Watch as we follow one of Google's new self-driving cars (+15 photos)

The vehicles represent a big technical leap forward

A Google self-driving navigates streets near the company's headquarters in Mountain View, California, on June 26, 2015.

A Google self-driving navigates streets near the company's headquarters in Mountain View, California, on June 26, 2015.

Google's new self-driving cars are on public streets. After more than a year of development and testing, the new cars made their debut on the roads around Google's headquarters in Mountain View late last week, and I went to check them out.

The cars are a major technical leap forward from the previous-generation Lexus SUVs that Google has been using. Those were production cars with self-driving sensors and functions added, but the new cars have been designed and built from scratch by Google.

They weren't easy to find. Perhaps because testing is so new, I only saw them four times over the course of several hours on Friday and Monday outside the Google X research division. In contrast, scores of the previous-generation Lexus SUVs came past me during the same period.

But I managed to follow one car through the neighborhood close to Google X. Traveling at a steady 25 miles per hour, it was easy to keep up with.

Like many residential streets in Silicon Valley, the roads near Google X don't have lane markings and have lots of street parking. There's enough room for two cars to pass each other, but the Google car seemed to prefer driving much closer to the center of the street than a human driver might.

When it came up to an intersection, it moved a little to the right but then resumed its journey closer to the center of the street when it was through the junction. At one point, it approached a sharp curve while still toward the center of the street. An oncoming car might have had less room than usual to get by the Google car.

On a wider street without parked cars, the car did stay to the right-hand side of the road and successfully slowed to a halt almost exactly at a 'stop' marking on the street. Then it successfully navigated a three-way intersection and went on its way.

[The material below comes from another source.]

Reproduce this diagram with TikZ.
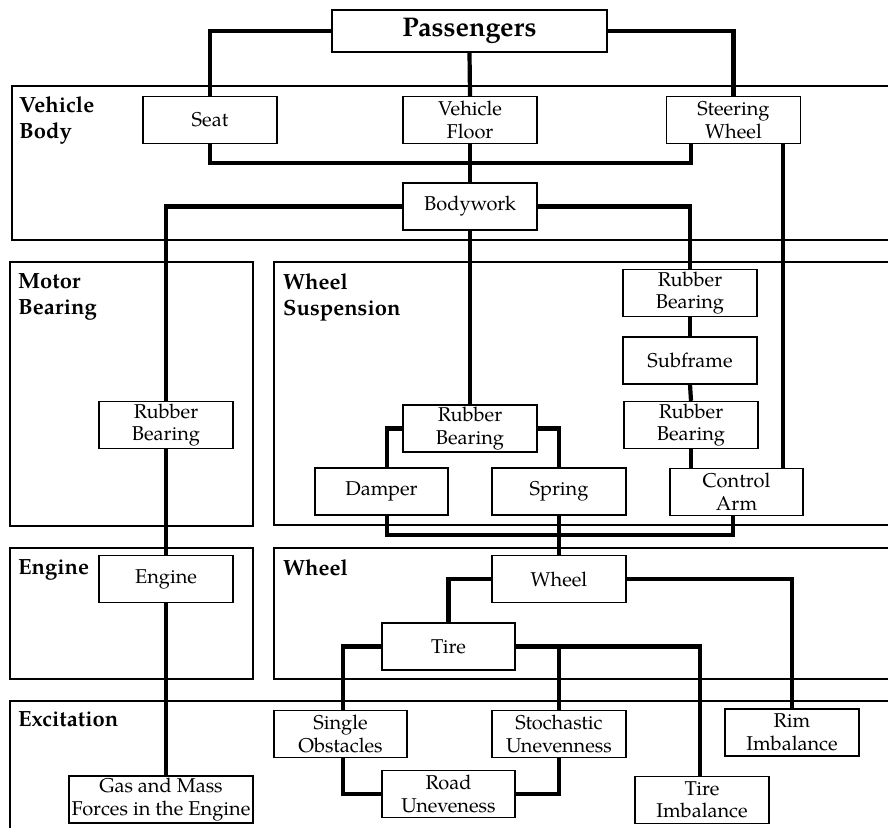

While its maximum speed wasn't a problem on residential streets, it was moving slower than the rest of the traffic as it headed down Middlefield Road on Friday. Its hazard lights almost continually flash as it drives, giving motorists a warning of its slow speed, and most simply overtook it, although it was obvious that some people slowed to get a better look at the car.

Both among neighbors I spoke to and in online comments on community message boards, many Mountain View residents seem excited that this cutting-edge research is happening in their town. Google's project has made Northern California something of a hotspot for self-driving car tests, and nowhere are more vehicles on the road than here.

The new cars are easy to spot thanks to their distinctive styling, which most agree is cute. The all-electric vehicle is small and rounded and has a front that resembles a face. If these are part of a diabolical scheme whereby machines take over the Earth, few people will see it coming.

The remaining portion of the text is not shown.